I don’t know what it is about spin classes but they intimidate the crap out of me. Everyone seems to be one step away from Tour de France qualification, you have to attach yourself to the equipment so you can’t run away and it’s an entire hour of working my wimpiest muscle group, the one that’s always first to cry uncle.

Also, I’ve just discovered you have to book—and pay for—the bike in advance. So I can’t fall back on my usual habit and come up with some elaborate, last minute excuse to save my quads from this imagined hell. Not unless I want to kiss $20 goodbye. That kind of money could buy five coffees or two jars of amazing peanut butter. That logic should give you a good indication as to why spin class is a necessary addition to my life.

I have never been athletically-inclined. Back in grade school, we had sports days when everyone in the school would compete to earn points for their house. The only event I can remember participating in was the mandatory 100 yard sprint. They would blow the whistle and I would run like I had never run before. Run like there was a tiger chasing me. Run like there was an ice cream truck about to disappear around the corner. I focused on the goal and gave it my all. Then I watched each one of my classmates cross the finish line while I continued to knock my knees half way down the field.

Despite my inabilities, I convinced myself that joining a sports teams in high school was a great way to convince people I was not a loser. The only team that didn’t have try-outs was the swim team. I guess they figured it didn’t matter how good you were as long as you weren’t going to drown. The good kids would win. The kids like me would lose but get half a day off school. Win win!

My biggest problem with swimming, other than not being able to breathe, is the flip turn. There is something in the logic of the movement that is completely lost on me. I experienced this same lack of comprehension more recently in step class, only this time I didn’t end up going sideways through someone else’s territory, which is precisely what I did at my first and final swim meet.

After that, I think I accepted that fitness would never really be a part of my life. I created a narrative of failure in my mind. I dabbled with it every once in a while, but always felt like it was on a higher plain than I could ever reach. Every class I tried would leave me dying on the floor or wiping away tears. Again, I would see everyone else trudging forward, rocking those mountain climbers like they were born to run horizontally. And there I would be, sloppy and uncoordinated, unable to handle the burn.

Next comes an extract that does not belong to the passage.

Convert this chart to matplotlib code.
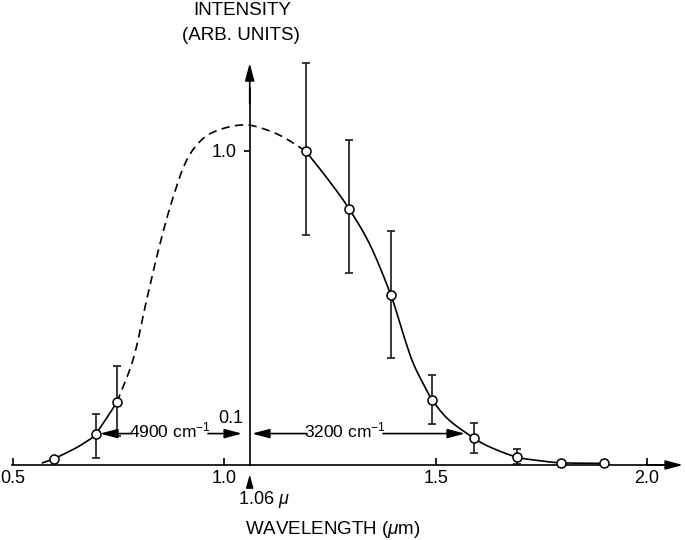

But two months ago, my spin friend asked if I would join her for a birthday fitness class. You have to understand, this woman would do anything for her friends. She gave me one of the best birthdays I’ve had in years. So the absolute least I could do for her on her birthday was endure an hour of pain and embarrassment.

To my shock and amazement, the class was incredible. The instructor was amazing, the music was motivating and the moves felt like they were going to make a difference. I loved every minute, even the parts where my quads felt like they were swimming in acid.

I officially drank the BODYPump Kool-Aid and have kept coming back for more. I even tried some cardio classes, despite my hate-hate relationship with cardio. The step class is the most amusing. The instructor said it takes about ten tries to graduate from uncoordinated mess to only slightly incompetent. Seven more to go and no ankle injuries yet!

So what’s happening with spin? I swallowed my fear and said yes—not just because she dangled a post-workout carrot by making a dinner reservation at our favourite restaurant. This time, I think I can actually do it.